• **Data for the task**
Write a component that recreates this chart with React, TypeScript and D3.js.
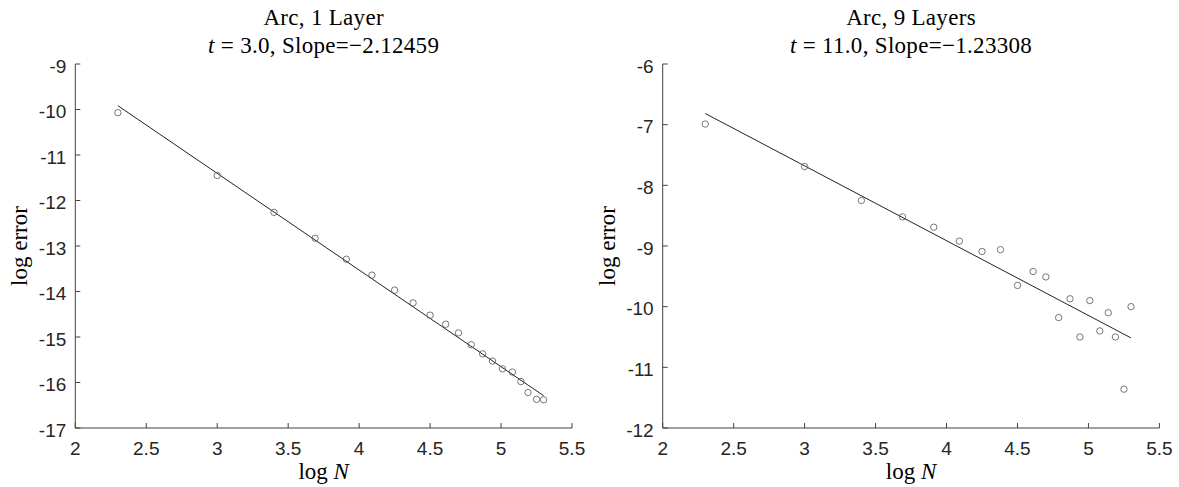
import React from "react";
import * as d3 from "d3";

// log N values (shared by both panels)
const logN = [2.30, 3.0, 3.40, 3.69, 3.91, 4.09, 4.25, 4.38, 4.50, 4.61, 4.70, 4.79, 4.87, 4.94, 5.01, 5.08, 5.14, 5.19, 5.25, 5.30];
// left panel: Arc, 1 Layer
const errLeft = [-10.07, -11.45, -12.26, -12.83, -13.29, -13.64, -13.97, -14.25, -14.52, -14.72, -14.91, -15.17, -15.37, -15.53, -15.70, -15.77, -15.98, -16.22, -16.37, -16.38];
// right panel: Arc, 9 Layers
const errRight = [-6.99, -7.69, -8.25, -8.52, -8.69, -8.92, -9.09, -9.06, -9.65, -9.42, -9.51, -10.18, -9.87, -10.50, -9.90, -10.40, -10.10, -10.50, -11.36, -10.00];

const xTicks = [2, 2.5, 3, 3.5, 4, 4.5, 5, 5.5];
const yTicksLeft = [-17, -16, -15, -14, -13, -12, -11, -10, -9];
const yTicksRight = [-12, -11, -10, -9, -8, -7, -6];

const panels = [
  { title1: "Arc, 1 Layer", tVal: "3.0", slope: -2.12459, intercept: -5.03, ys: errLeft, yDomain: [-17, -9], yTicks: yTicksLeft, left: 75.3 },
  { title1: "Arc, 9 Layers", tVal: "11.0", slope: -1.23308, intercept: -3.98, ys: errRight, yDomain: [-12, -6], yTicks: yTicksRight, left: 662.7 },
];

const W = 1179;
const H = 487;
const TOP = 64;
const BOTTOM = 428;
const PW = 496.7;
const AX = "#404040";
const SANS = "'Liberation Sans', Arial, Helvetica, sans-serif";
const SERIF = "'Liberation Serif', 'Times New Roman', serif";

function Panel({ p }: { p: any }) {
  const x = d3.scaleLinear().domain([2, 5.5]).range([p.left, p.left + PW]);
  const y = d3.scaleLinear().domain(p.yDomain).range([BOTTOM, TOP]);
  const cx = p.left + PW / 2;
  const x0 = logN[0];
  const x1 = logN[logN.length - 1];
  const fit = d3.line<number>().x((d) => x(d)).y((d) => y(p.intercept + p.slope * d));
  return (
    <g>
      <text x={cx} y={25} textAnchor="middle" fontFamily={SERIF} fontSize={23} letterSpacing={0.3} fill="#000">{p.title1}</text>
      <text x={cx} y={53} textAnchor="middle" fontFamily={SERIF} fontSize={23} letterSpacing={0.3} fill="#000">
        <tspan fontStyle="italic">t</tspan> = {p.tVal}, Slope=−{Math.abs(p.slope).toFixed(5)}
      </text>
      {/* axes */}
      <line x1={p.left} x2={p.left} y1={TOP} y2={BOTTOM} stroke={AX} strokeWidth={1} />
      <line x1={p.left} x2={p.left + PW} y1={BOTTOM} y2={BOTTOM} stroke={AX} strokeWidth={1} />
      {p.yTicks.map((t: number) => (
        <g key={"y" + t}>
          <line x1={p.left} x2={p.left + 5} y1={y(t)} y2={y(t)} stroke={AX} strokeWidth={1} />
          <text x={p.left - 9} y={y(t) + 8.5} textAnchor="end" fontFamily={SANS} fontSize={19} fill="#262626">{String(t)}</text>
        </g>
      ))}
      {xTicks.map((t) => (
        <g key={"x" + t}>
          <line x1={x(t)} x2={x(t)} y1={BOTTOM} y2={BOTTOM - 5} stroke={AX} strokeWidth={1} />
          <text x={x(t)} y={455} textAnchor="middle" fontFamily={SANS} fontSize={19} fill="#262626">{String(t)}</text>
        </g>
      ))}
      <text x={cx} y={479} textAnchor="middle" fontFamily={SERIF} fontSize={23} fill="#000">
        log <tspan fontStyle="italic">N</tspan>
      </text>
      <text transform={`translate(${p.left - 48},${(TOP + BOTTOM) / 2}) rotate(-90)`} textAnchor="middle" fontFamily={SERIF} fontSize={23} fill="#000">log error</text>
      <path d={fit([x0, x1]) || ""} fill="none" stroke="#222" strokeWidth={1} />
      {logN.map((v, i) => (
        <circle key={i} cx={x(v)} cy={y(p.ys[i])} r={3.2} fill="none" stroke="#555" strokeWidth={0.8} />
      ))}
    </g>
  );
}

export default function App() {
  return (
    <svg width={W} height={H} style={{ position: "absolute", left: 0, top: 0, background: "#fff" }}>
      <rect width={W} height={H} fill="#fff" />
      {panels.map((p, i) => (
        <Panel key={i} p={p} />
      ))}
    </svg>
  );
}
* * *
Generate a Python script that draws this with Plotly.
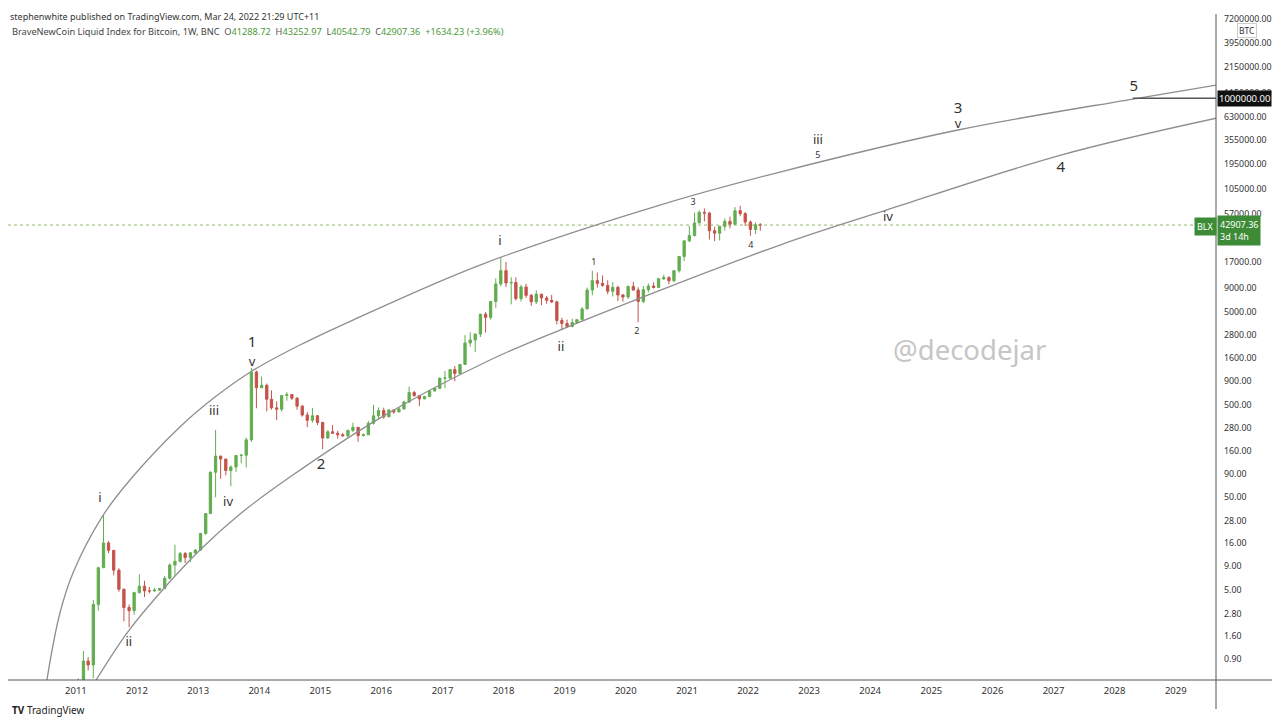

• **What the task requires**
Pictures are not part of the copy. Reproduce the lines from the one containing "Write a component" through the one containing "import * as", exactly and nothing more.

• **Task solution**
Write a component that recreates this chart with React, TypeScript and D3.js.
import React from "react";
import * as d3 from "d3";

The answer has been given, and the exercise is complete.